Abstract: FR-PO495

Racial Disparities in Trajectory of eGFR Decline in Patients with or at Risk for CKD

Session Information

Category: Chronic Kidney Disease (Non-Dialysis)

  • 304 CKD: Epidemiology, Outcomes - Non-Cardiovascular

Authors

  • Nicholas, Susanne B., UCLA, Los Angeles, California, United States
  • Daratha, Kenn B., Washington State University, Spokane, Washington, United States
  • Shen, Jenny I., LaBiomed at Harbor-UCLA, Torrance, California, United States
  • Bell, Douglas S, UCLA, Los Angeles, California, United States
  • Alicic, Radica Z., Providence Medical Research Center, Spokane, Washington, United States
  • Tuttle, Katherine R., University of Washington School of Medicine, Spokane, Washington, United States
  • Norris, Keith C., UCLA, Los Angeles, California, United States

Group or Team Name

  • UCLA-PHS CKD Registry Study Team
Background

Blacks have a 3.5-fold greater prevalence of advanced chronic kidney disease (CKD) compared to non-Blacks. However, less is known about patterns of CKD progression in Blacks relative to non-Blacks in real world settings. UCLA and PHS have formed the largest combined electronic health record (EHR) based CKD and at-risk for CKD Registry. This study compares trajectories of estimated glomerular filtration rate (eGFR) between Blacks and non-Blacks in the UCLA dataset.

Methods

Data in the UCLA CKD and at-risk CKD Registry were analyzed from 176,406 patients who had at least two eGFR measurements from 2006-2016. Mean baseline eGFRs were compared using independent samples t-tests. Trajectories of eGFR of Blacks versus non-Blacks over the 11 years of the study were assessed using linear mixed models with random effects controlling for age and gender.

Results

Baseline characteristics of the overall cohort were: age 55±18 (mean±SD) years, CKD-EPI eGFR 90±24 mL/min/1.73m2, 8% Black and 55% women.

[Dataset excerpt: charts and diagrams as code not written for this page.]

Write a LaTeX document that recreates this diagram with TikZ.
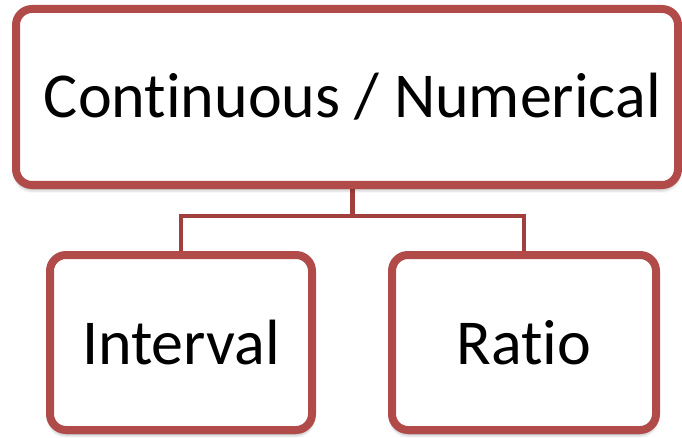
\documentclass[tikz,border=0pt]{standalone}
\usepackage{fontspec}
\setmainfont{Carlito}[Ligatures=NoCommon]
\usetikzlibrary{calc,backgrounds,shadows.blur}
\definecolor{boxred}{HTML}{B04B49}
\definecolor{linkred}{HTML}{A13F3E}
\tikzset{
  catbox/.style={draw=boxred, line width=8pt, fill=white, rounded corners=16pt,
    inner sep=0pt, font=\fontsize{64}{72}\selectfont,
    blur shadow={shadow xshift=0pt, shadow yshift=-4pt, shadow blur radius=4pt, shadow opacity=45}},
  link/.style={draw=linkred, line width=4.5pt}
}
\begin{document}
\begin{tikzpicture}[x=1pt,y=1pt]
  \useasboundingbox (0,0) rectangle (682,437);
  % parent category
  \node[catbox, minimum width=662pt, minimum height=176pt] (top) at (347,340) {\hspace*{11pt}Continuous / Numerical};
  % child categories
  \node[catbox, minimum width=262pt, minimum height=175pt] (interval) at (181,94.5) {Interval};
  \node[catbox, minimum width=264pt, minimum height=175pt] (ratio) at (524,94.5) {Ratio};
  % tree connector behind the boxes
  \coordinate (mid) at ($(interval.north)!0.5!(ratio.north)$);
  \coordinate (bar) at ($(mid)+(0,35)$);
  \begin{scope}[on background layer]
    \draw[link] (top.south -| mid) -- (bar);
    \draw[link] (interval.north) |- (bar) -| (ratio.north);
  \end{scope}
\end{tikzpicture}
\end{document}
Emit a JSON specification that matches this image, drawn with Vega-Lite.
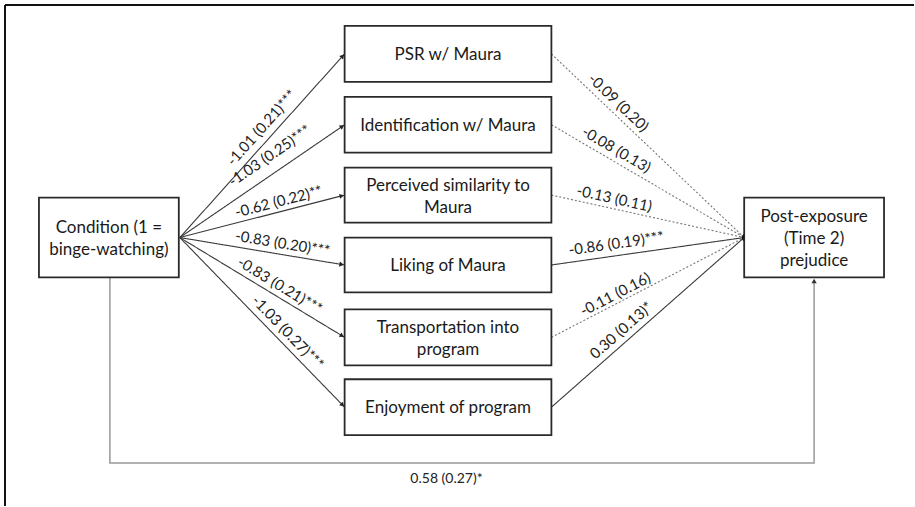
{
  "$schema": "https://vega.github.io/schema/vega-lite/v6.json",
  "width": 915,
  "height": 507,
  "padding": 0,
  "autosize": {"type": "fit", "contains": "padding"},
  "background": "white",
  "config": {"view": {"stroke": null}},
  "datasets": {
    "frame": [
      {"x1": 5, "y1": 5, "x2": 915, "y2": 5},
      {"x1": 5, "y1": 5, "x2": 5, "y2": 507}
    ],
    "boxes": [
      {"node": "Condition", "label": "Condition (1 =\nbinge-watching)", "x1": 39, "x2": 179, "y1": 198, "y2": 278, "cx": 109, "ty": 228},
      {"node": "PSR", "label": "PSR w/ Maura", "x1": 345, "x2": 552, "y1": 26, "y2": 82, "cx": 448.5, "ty": 55},
      {"node": "Identification", "label": "Identification w/ Maura", "x1": 345, "x2": 552, "y1": 97, "y2": 153, "cx": 448.5, "ty": 126},
      {"node": "Similarity", "label": "Perceived similarity to\nMaura", "x1": 345, "x2": 552, "y1": 168, "y2": 223, "cx": 448.5, "ty": 186},
      {"node": "Liking", "label": "Liking of Maura", "x1": 345, "x2": 552, "y1": 238, "y2": 293, "cx": 448.5, "ty": 267},
      {"node": "Transportation", "label": "Transportation into\nprogram", "x1": 345, "x2": 552, "y1": 310, "y2": 366, "cx": 448.5, "ty": 329},
      {"node": "Enjoyment", "label": "Enjoyment of program", "x1": 345, "x2": 552, "y1": 380, "y2": 436, "cx": 448.5, "ty": 409},
      {"node": "Prejudice", "label": "Post-exposure\n(Time 2)\nprejudice", "x1": 745, "x2": 885, "y1": 198, "y2": 278, "cx": 815, "ty": 217}
    ],
    "edges": [
      {"path": "a1", "x1": 180, "y1": 238, "x2": 345, "y2": 54, "label": "-1.01 (0.21)***", "sig": "sig", "angle": -48.1, "lx": 262, "ly": 128, "ax": 343, "ay": 56.2},
      {"path": "a2", "x1": 180, "y1": 238, "x2": 345, "y2": 125, "label": "-1.03 (0.25)***", "sig": "sig", "angle": -34.4, "lx": 270, "ly": 156, "ax": 342.5, "ay": 126.7},
      {"path": "a3", "x1": 180, "y1": 238, "x2": 345, "y2": 195.5, "label": "-0.62 (0.22)**", "sig": "sig", "angle": -14.4, "lx": 279, "ly": 202, "ax": 342.1, "ay": 196.2},
      {"path": "a4", "x1": 180, "y1": 238, "x2": 345, "y2": 265.5, "label": "-0.83 (0.20)***", "sig": "sig", "angle": 9.5, "lx": 283, "ly": 244, "ax": 342, "ay": 265},
      {"path": "a5", "x1": 180, "y1": 238, "x2": 345, "y2": 338, "label": "-0.83 (0.21)***", "sig": "sig", "angle": 31.2, "lx": 280, "ly": 286, "ax": 342.4, "ay": 336.4},
      {"path": "a6", "x1": 180, "y1": 238, "x2": 345, "y2": 408, "label": "-1.03 (0.27)***", "sig": "sig", "angle": 45.9, "lx": 288, "ly": 333, "ax": 342.9, "ay": 405.8},
      {"path": "b1", "x1": 552, "y1": 54, "x2": 745, "y2": 238, "label": "-0.09 (0.20)", "sig": "ns", "angle": 43.6, "lx": 619, "ly": 103},
      {"path": "b2", "x1": 552, "y1": 125, "x2": 745, "y2": 238, "label": "-0.08 (0.13)", "sig": "ns", "angle": 30.3, "lx": 617, "ly": 150},
      {"path": "b3", "x1": 552, "y1": 195.5, "x2": 745, "y2": 238, "label": "-0.13 (0.11)", "sig": "ns", "angle": 12.4, "lx": 615, "ly": 199},
      {"path": "b4", "x1": 552, "y1": 265.5, "x2": 745, "y2": 238, "label": "-0.86 (0.19)***", "sig": "sig", "angle": -8.1, "lx": 617, "ly": 244},
      {"path": "b5", "x1": 552, "y1": 338, "x2": 745, "y2": 238, "label": "-0.11 (0.16)", "sig": "ns", "angle": -27.4, "lx": 616, "ly": 295},
      {"path": "b6", "x1": 552, "y1": 408, "x2": 745, "y2": 238, "label": "0.30 (0.13)*", "sig": "sig", "angle": -41.4, "lx": 622, "ly": 331}
    ],
    "direct": [
      {"o": 1, "x": 110, "y": 278},
      {"o": 2, "x": 110, "y": 464},
      {"o": 3, "x": 815, "y": 464},
      {"o": 4, "x": 815, "y": 282}
    ],
    "directHead": [{"x": 815, "y": 281.5, "label": "0.58 (0.27)*", "lx": 447, "ly": 480}],
    "junction": [{"x": 745, "y": 238}]
  },
  "layer": [
    {
      "data": {"name": "frame"},
      "mark": {"type": "rule", "color": "#111", "strokeWidth": 2},
      "encoding": {
        "x": {"field": "x1", "type": "quantitative", "scale": {"domain": [0, 915], "nice": false, "zero": false}, "axis": null},
        "x2": {"field": "x2"},
        "y": {"field": "y1", "type": "quantitative", "scale": {"domain": [0, 507], "nice": false, "zero": false, "reverse": true}, "axis": null},
        "y2": {"field": "y2"}
      }
    },
    {
      "data": {"name": "direct"},
      "mark": {"type": "line", "color": "#999", "strokeWidth": 1.5},
      "encoding": {
        "x": {"field": "x", "type": "quantitative", "scale": {"domain": [0, 915], "nice": false, "zero": false}, "axis": null},
        "y": {"field": "y", "type": "quantitative", "scale": {"domain": [0, 507], "nice": false, "zero": false, "reverse": true}, "axis": null},
        "order": {"field": "o"}
      }
    },
    {
      "data": {"name": "directHead"},
      "mark": {"type": "point", "shape": "triangle-up", "filled": true, "color": "#333", "size": 28, "opacity": 1},
      "encoding": {
        "x": {"field": "x", "type": "quantitative", "scale": {"domain": [0, 915], "nice": false, "zero": false}, "axis": null},
        "y": {"field": "y", "type": "quantitative", "scale": {"domain": [0, 507], "nice": false, "zero": false, "reverse": true}, "axis": null}
      }
    },
    {
      "data": {"name": "directHead"},
      "mark": {"type": "text", "font": "Lato", "fontSize": 14, "color": "#222", "align": "center", "baseline": "middle"},
      "encoding": {
        "x": {"field": "lx", "type": "quantitative", "scale": {"domain": [0, 915], "nice": false, "zero": false}, "axis": null},
        "y": {"field": "ly", "type": "quantitative", "scale": {"domain": [0, 507], "nice": false, "zero": false, "reverse": true}, "axis": null},
        "text": {"field": "label"}
      }
    },
    {
      "data": {"name": "edges"},
      "mark": {"type": "rule", "strokeWidth": 1.1},
      "encoding": {
        "x": {"field": "x1", "type": "quantitative", "scale": {"domain": [0, 915], "nice": false, "zero": false}, "axis": null},
        "x2": {"field": "x2"},
        "y": {"field": "y1", "type": "quantitative", "scale": {"domain": [0, 507], "nice": false, "zero": false, "reverse": true}, "axis": null},
        "y2": {"field": "y2"},
        "strokeDash": {"field": "sig", "type": "nominal", "scale": {"domain": ["sig", "ns"], "range": [[1, 0], [2, 2]]}, "legend": null},
        "color": {"field": "sig", "type": "nominal", "scale": {"domain": ["sig", "ns"], "range": ["#3a3a3a", "#777777"]}, "legend": null}
      }
    },
    {
      "data": {"name": "edges"},
      "transform": [{"filter": "datum.ax != null"}],
      "mark": {"type": "point", "shape": "triangle-right", "filled": true, "color": "#222", "size": 26, "opacity": 1},
      "encoding": {
        "x": {"field": "ax", "type": "quantitative", "scale": {"domain": [0, 915], "nice": false, "zero": false}, "axis": null},
        "y": {"field": "ay", "type": "quantitative", "scale": {"domain": [0, 507], "nice": false, "zero": false, "reverse": true}, "axis": null},
        "angle": {"field": "angle", "type": "quantitative", "scale": null}
      }
    },
    {
      "data": {"name": "junction"},
      "mark": {"type": "point", "shape": "M0,-1A0.55,1 0 1,1 0,1A0.55,1 0 1,1 0,-1Z", "filled": true, "color": "#000", "size": 60, "opacity": 1},
      "encoding": {
        "x": {"field": "x", "type": "quantitative", "scale": {"domain": [0, 915], "nice": false, "zero": false}, "axis": null},
        "y": {"field": "y", "type": "quantitative", "scale": {"domain": [0, 507], "nice": false, "zero": false, "reverse": true}, "axis": null}
      }
    },
    {
      "data": {"name": "edges"},
      "mark": {"type": "text", "font": "Lato", "fontSize": 15, "color": "#222", "align": "center", "baseline": "middle"},
      "encoding": {
        "x": {"field": "lx", "type": "quantitative", "scale": {"domain": [0, 915], "nice": false, "zero": false}, "axis": null},
        "y": {"field": "ly", "type": "quantitative", "scale": {"domain": [0, 507], "nice": false, "zero": false, "reverse": true}, "axis": null},
        "angle": {"field": "angle", "type": "quantitative", "scale": null},
        "text": {"field": "label"}
      }
    },
    {
      "data": {"name": "boxes"},
      "mark": {"type": "rect", "fill": "white", "stroke": "#2a2a2a", "strokeWidth": 1.8},
      "encoding": {
        "x": {"field": "x1", "type": "quantitative", "scale": {"domain": [0, 915], "nice": false, "zero": false}, "axis": null},
        "x2": {"field": "x2"},
        "y": {"field": "y1", "type": "quantitative", "scale": {"domain": [0, 507], "nice": false, "zero": false, "reverse": true}, "axis": null},
        "y2": {"field": "y2"}
      }
    },
    {
      "data": {"name": "boxes"},
      "mark": {"type": "text", "font": "Lato", "fontSize": 17, "color": "#1a1a1a", "align": "center", "baseline": "middle", "lineBreak": "\n", "lineHeight": 22},
      "encoding": {
        "x": {"field": "cx", "type": "quantitative", "scale": {"domain": [0, 915], "nice": false, "zero": false}, "axis": null},
        "y": {"field": "ty", "type": "quantitative", "scale": {"domain": [0, 507], "nice": false, "zero": false, "reverse": true}, "axis": null},
        "text": {"field": "label"}
      }
    }
  ]
}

Among patients with baseline eGFR ≥60mL/min/1.73m2, Blacks had higher mean baseline eGFR (103±23 versus 94±19 mL/min/1.73m2, p<0.001), and higher mean difference in eGFR (6.8 mL/min/1.73m2; 95% CI=6.6-6.9; p<0.001) than non-Blacks. Among patients with baseline eGFR 30-59 mL/min/1.73m2, mean baseline eGFR was similar for Blacks and non-Blacks (49±8 versus 50±8 mL/min/1.73m2, p=0.004). However, Blacks appear to have steeper trajectory of eGFR decline (mean difference in eGFR 1.8 mL/min/1.73m2; 95% CI=1.4-2.3; p<0.001).

Conclusion

The trajectories of eGFR differed between Blacks and non-Blacks depending on baseline eGFR ≥60 or 30-59mL/min/1.73m2, by a pattern shift from higher eGFR trajectories to lower, steeper eGFR trajectories. These data may signal critical windows for interventions to reduce disparities and improve kidney health in this high-risk group of Black patients.